I really enjoyed the talk by Matt Adams about his projects he had done in the past as well as his plans for the future. I particularly like Karen, an app that features a fictional coach in a software-driven experiential art piece. It is part story, part game which is designed to be played over a period of days. Karen creates an unsettling experience that’s intended to make us question the way we give up our information to service providers in this digital age. Like many apps, they seem to look ‘friendly’ to you but as time pass, you start to see the little dark ‘secrets’ they have. Be it shopping apps or messaging apps, each has their dark sides that their users don’t want to know (just like Karen).
I think the idea of having an app to ‘steal’ information invokes a serious thought on today’s economy which is almost entirely based on a digital platform. Be it transactions of money from the bank, things you buy online, what you search on your browser and the way you chat, there is already a app for these purposes. It is compelling to think that many consumers has forgotten about the data ‘tracking’ or ‘stealing’ function of all apps may potentially be leaked and pose serious threat to their personal lives.
Karen also gives a hint of how data can be use against you for profits. As numerous companies collect and sell consumer data that are used to profile individuals, without much control or limits. There was the famous case of companies beginning to market products to a pregnant woman before she had told others in her family, thanks to automated decision-making. The same can be true of things like sexual orientation or an illness like cancer.
Similarly, the cloud services we use everyday such as like Google Drive, Dropbox, and Microsoft Azure becoming a regular part of business processes, these enterprises have to deal with security issues such as loss of control over sensitive data. And because most cloud services are designed to encourage users to back up their data in real-time, a lot of data that wasn’t meant to be shared can end up being viewed by unauthorized personnel as well.

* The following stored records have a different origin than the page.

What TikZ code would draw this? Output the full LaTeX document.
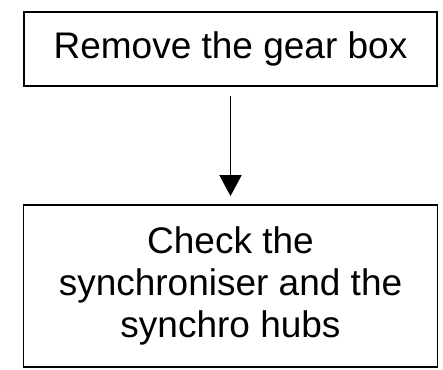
\documentclass[tikz,border=0pt]{standalone}
\usepackage{fontspec}
\setmainfont{Liberation Sans}
\usetikzlibrary{arrows.meta}
\tikzset{stepbox/.style={draw,line width=1.8pt,align=center,inner sep=0pt,font=\fontsize{37}{42}\selectfont}}
\begin{document}
\begin{tikzpicture}[x=1pt,y=-1pt]
\useasboundingbox (0,0) rectangle (443,369);
\node[stepbox,minimum width=413pt,minimum height=74pt] (R) at (230.5,49) {Remove the gear box};
\node[stepbox,minimum width=414pt,minimum height=162pt] (C) at (230.5,286) {Check the\\synchroniser and the\\synchro hubs};

\draw[line width=1.8pt,-{Triangle[length=21pt,width=22pt]},shorten <=9pt,shorten >=8pt] (R.south) -- (C.north);
\end{tikzpicture}
\end{document}
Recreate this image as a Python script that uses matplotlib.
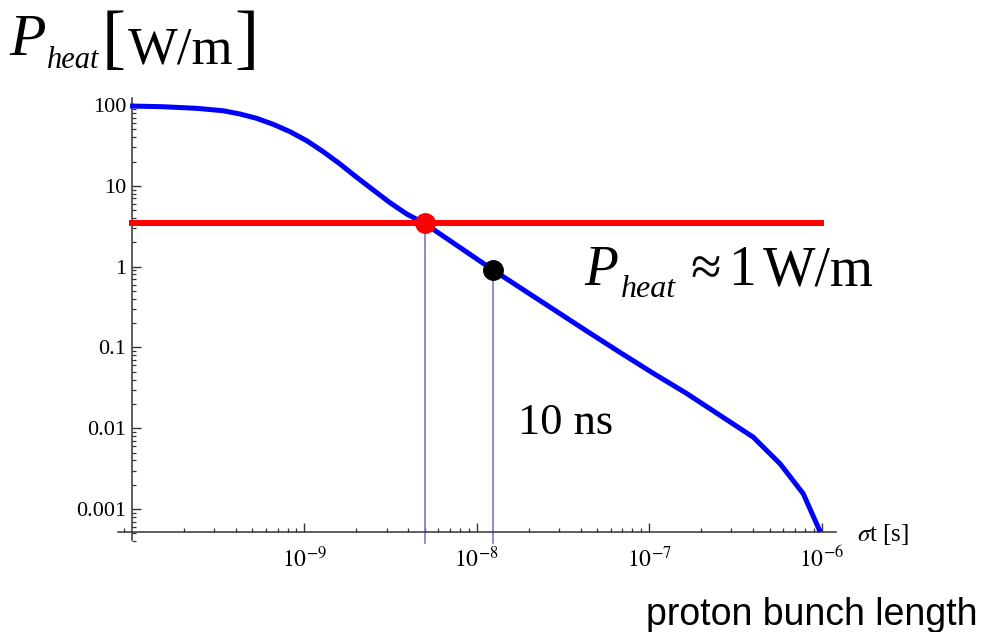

I am very fascinated by how Blast Theory was able to bring up such a sensitive topic and let their users understand the dangers of giving up information in a subtle yet effective way. Although Matt said that they were always debating on how the concept should be presented and etc, but I could see the thoughtfulness and put in huge efforts into making sure that there was discrimination against any group of people. Although it may look like a small decision, but it is one of the major decision that their users wont’t see even when playing Karen.